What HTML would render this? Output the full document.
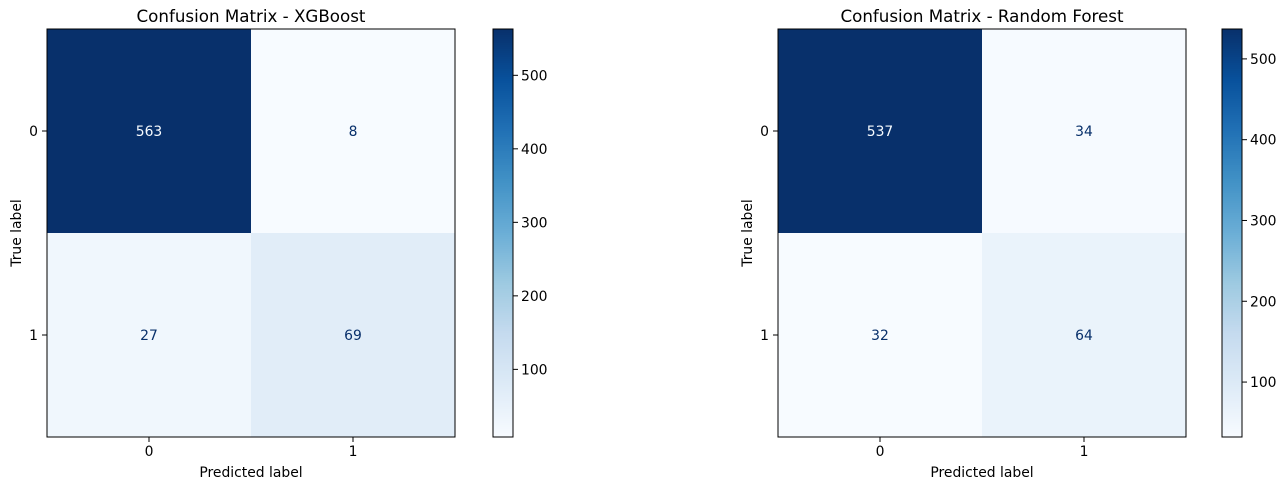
<!DOCTYPE html>
<html><head><meta charset="utf-8"><style>
html,body{margin:0;padding:0;background:#fff;}
svg{display:block;font-family:"DejaVu Sans","Liberation Sans",sans-serif;}
</style></head><body>
<svg id="chart" width="1288" height="490" viewBox="0 0 1288 490" xmlns="http://www.w3.org/2000/svg"></svg>
<script>
const classLabels = ["0", "1"];
const xgbValues = [[563, 8], [27, 69]];
const rfValues = [[537, 34], [32, 64]];
const titles = ["Confusion Matrix - XGBoost", "Confusion Matrix - Random Forest"];
const cbTicks = [100, 200, 300, 400, 500];

const stops = ["#f7fbff","#deebf7","#c6dbef","#9ecae1","#6baed6","#4292c6","#2171b5","#08519c","#08306b"];
function hex(c){return [1,3,5].map(i=>parseInt(c.substr(i,2),16));}
function blues(t){
  t=Math.max(0,Math.min(1,t));
  const p=t*8, i=Math.min(7,Math.floor(p)), f=p-i;
  const a=hex(stops[i]), b=hex(stops[i+1]);
  return "rgb("+a.map((v,k)=>Math.round(v+(b[k]-v)*f)).join(",")+")";
}
const NS="http://www.w3.org/2000/svg";
const svg=document.getElementById("chart");
function el(tag,attrs,parent){const e=document.createElementNS(NS,tag);for(const k in attrs)e.setAttribute(k,attrs[k]);(parent||svg).appendChild(e);return e;}
const FS="13.9";

function drawPanel(vals, title, ax, cbx, key){
  const top=29, size=408, bottom=top+size;
  const flat=vals.flat(), vmin=Math.min(...flat), vmax=Math.max(...flat);
  const g=el("g",{});
  
  
  const n=classLabels.length, cell=size/n;
  const xs=i=>ax+cell*(i+0.5), ys=i=>top+cell*(i+0.5);
  const norm=v=>(v-vmin)/(vmax-vmin);
  vals.forEach((row,r)=>row.forEach((v,c)=>{
    const rc=el("rect",{x:ax+c*cell,y:top+r*cell,width:cell+0.5,height:cell+0.5,fill:blues(norm(v))},g);
    
    
  }));
  vals.forEach((row,r)=>row.forEach((v,c)=>{
    const t=el("text",{x:xs(c),y:ys(r)+5,"text-anchor":"middle","font-size":FS,fill:norm(v)>0.5?"#f7fbff":"#08306b"},g);
    t.textContent=v;
    
    
  }));
  const fr=el("rect",{x:ax,y:top,width:size,height:size,fill:"none",stroke:"#000","stroke-width":1},g);
  
  
  classLabels.forEach((lab,i)=>{
    el("line",{x1:xs(i),x2:xs(i),y1:bottom,y2:bottom+5,stroke:"#000"},g);
    const tx=el("text",{x:xs(i),y:bottom+19,"text-anchor":"middle","font-size":FS,fill:"#000"},g);
    tx.textContent=lab;
    
    
    el("line",{x1:ax-5,x2:ax,y1:ys(i),y2:ys(i),stroke:"#000"},g);
    const ty=el("text",{x:ax-9,y:ys(i)+5,"text-anchor":"end","font-size":FS,fill:"#000"},g);
    ty.textContent=lab;
    
    
  });
  const xl=el("text",{x:ax+size/2,y:bottom+40,"text-anchor":"middle","font-size":FS,fill:"#000"},g);
  xl.textContent="Predicted label";
  
  
  const yl=el("text",{x:0,y:0,"text-anchor":"middle","font-size":FS,fill:"#000",transform:"translate("+(ax-26)+","+(top+size/2)+") rotate(-90)"},g);
  yl.textContent="True label";
  
  
  const tt=el("text",{x:ax+size/2,y:top-7,"text-anchor":"middle","font-size":"16.7",fill:"#000"},g);
  tt.textContent=title;
  
  
  const cw=20, steps=204;
  const cb=el("g",{},g);
  
  
  for(let i=0;i<steps;i++){
    el("rect",{x:cbx,y:top+i*size/steps,width:cw,height:size/steps+0.6,fill:blues(1-(i+0.5)/steps)},cb);
  }
  el("rect",{x:cbx,y:top,width:cw,height:size,fill:"none",stroke:"#000","stroke-width":1},cb);
  const cy=v=>bottom-(v-vmin)/(vmax-vmin)*size;
  cbTicks.forEach(v=>{
    if(v<vmin||v>vmax)return;
    el("line",{x1:cbx+cw,x2:cbx+cw+5,y1:cy(v),y2:cy(v),stroke:"#000"},cb);
    const t=el("text",{x:cbx+cw+8,y:cy(v)+5,"font-size":FS,fill:"#000"},cb);
    t.textContent=v;
    
    
  });
}
drawPanel(xgbValues, titles[0], 47, 493, "xgboost");
drawPanel(rfValues, titles[1], 778, 1222, "random-forest");
</script>
</body></html>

-=-=-=-=-

To do: Leave every image out, and retype the material exactly.

Reply to the exercise:
What HTML would render this? Output the full document.
<!DOCTYPE html>
<html><head><meta charset="utf-8"><style>
html,body{margin:0;padding:0;background:#fff;}
svg{display:block;font-family:"DejaVu Sans","Liberation Sans",sans-serif;}
</style></head><body>
<svg id="chart" width="1288" height="490" viewBox="0 0 1288 490" xmlns="http://www.w3.org/2000/svg"></svg>
<script>
const classLabels = ["0", "1"];
const xgbValues = [[563, 8], [27, 69]];
const rfValues = [[537, 34], [32, 64]];
const titles = ["Confusion Matrix - XGBoost", "Confusion Matrix - Random Forest"];
const cbTicks = [100, 200, 300, 400, 500];

const stops = ["#f7fbff","#deebf7","#c6dbef","#9ecae1","#6baed6","#4292c6","#2171b5","#08519c","#08306b"];
function hex(c){return [1,3,5].map(i=>parseInt(c.substr(i,2),16));}
function blues(t){
  t=Math.max(0,Math.min(1,t));
  const p=t*8, i=Math.min(7,Math.floor(p)), f=p-i;
  const a=hex(stops[i]), b=hex(stops[i+1]);
  return "rgb("+a.map((v,k)=>Math.round(v+(b[k]-v)*f)).join(",")+")";
}
const NS="http://www.w3.org/2000/svg";
const svg=document.getElementById("chart");
function el(tag,attrs,parent){const e=document.createElementNS(NS,tag);for(const k in attrs)e.setAttribute(k,attrs[k]);(parent||svg).appendChild(e);return e;}
const FS="13.9";

function drawPanel(vals, title, ax, cbx, key){
  const top=29, size=408, bottom=top+size;
  const flat=vals.flat(), vmin=Math.min(...flat), vmax=Math.max(...flat);
  const g=el("g",{});
  
  
  const n=classLabels.length, cell=size/n;
  const xs=i=>ax+cell*(i+0.5), ys=i=>top+cell*(i+0.5);
  const norm=v=>(v-vmin)/(vmax-vmin);
  vals.forEach((row,r)=>row.forEach((v,c)=>{
    const rc=el("rect",{x:ax+c*cell,y:top+r*cell,width:cell+0.5,height:cell+0.5,fill:blues(norm(v))},g);
    
    
  }));
  vals.forEach((row,r)=>row.forEach((v,c)=>{
    const t=el("text",{x:xs(c),y:ys(r)+5,"text-anchor":"middle","font-size":FS,fill:norm(v)>0.5?"#f7fbff":"#08306b"},g);
    t.textContent=v;
    
    
  }));
  const fr=el("rect",{x:ax,y:top,width:size,height:size,fill:"none",stroke:"#000","stroke-width":1},g);
  
  
  classLabels.forEach((lab,i)=>{
    el("line",{x1:xs(i),x2:xs(i),y1:bottom,y2:bottom+5,stroke:"#000"},g);
    const tx=el("text",{x:xs(i),y:bottom+19,"text-anchor":"middle","font-size":FS,fill:"#000"},g);
    tx.textContent=lab;
    
    
    el("line",{x1:ax-5,x2:ax,y1:ys(i),y2:ys(i),stroke:"#000"},g);
    const ty=el("text",{x:ax-9,y:ys(i)+5,"text-anchor":"end","font-size":FS,fill:"#000"},g);
    ty.textContent=lab;
    
    
  });
  const xl=el("text",{x:ax+size/2,y:bottom+40,"text-anchor":"middle","font-size":FS,fill:"#000"},g);
  xl.textContent="Predicted label";
  
  
  const yl=el("text",{x:0,y:0,"text-anchor":"middle","font-size":FS,fill:"#000",transform:"translate("+(ax-26)+","+(top+size/2)+") rotate(-90)"},g);
  yl.textContent="True label";
  
  
  const tt=el("text",{x:ax+size/2,y:top-7,"text-anchor":"middle","font-size":"16.7",fill:"#000"},g);
  tt.textContent=title;
  
  
  const cw=20, steps=204;
  const cb=el("g",{},g);
  
  
  for(let i=0;i<steps;i++){
    el("rect",{x:cbx,y:top+i*size/steps,width:cw,height:size/steps+0.6,fill:blues(1-(i+0.5)/steps)},cb);
  }
  el("rect",{x:cbx,y:top,width:cw,height:size,fill:"none",stroke:"#000","stroke-width":1},cb);
  const cy=v=>bottom-(v-vmin)/(vmax-vmin)*size;
  cbTicks.forEach(v=>{
    if(v<vmin||v>vmax)return;
    el("line",{x1:cbx+cw,x2:cbx+cw+5,y1:cy(v),y2:cy(v),stroke:"#000"},cb);
    const t=el("text",{x:cbx+cw+8,y:cy(v)+5,"font-size":FS,fill:"#000"},cb);
    t.textContent=v;
    
    
  });
}
drawPanel(xgbValues, titles[0], 47, 493, "xgboost");
drawPanel(rfValues, titles[1], 778, 1222, "random-forest");
</script>
</body></html>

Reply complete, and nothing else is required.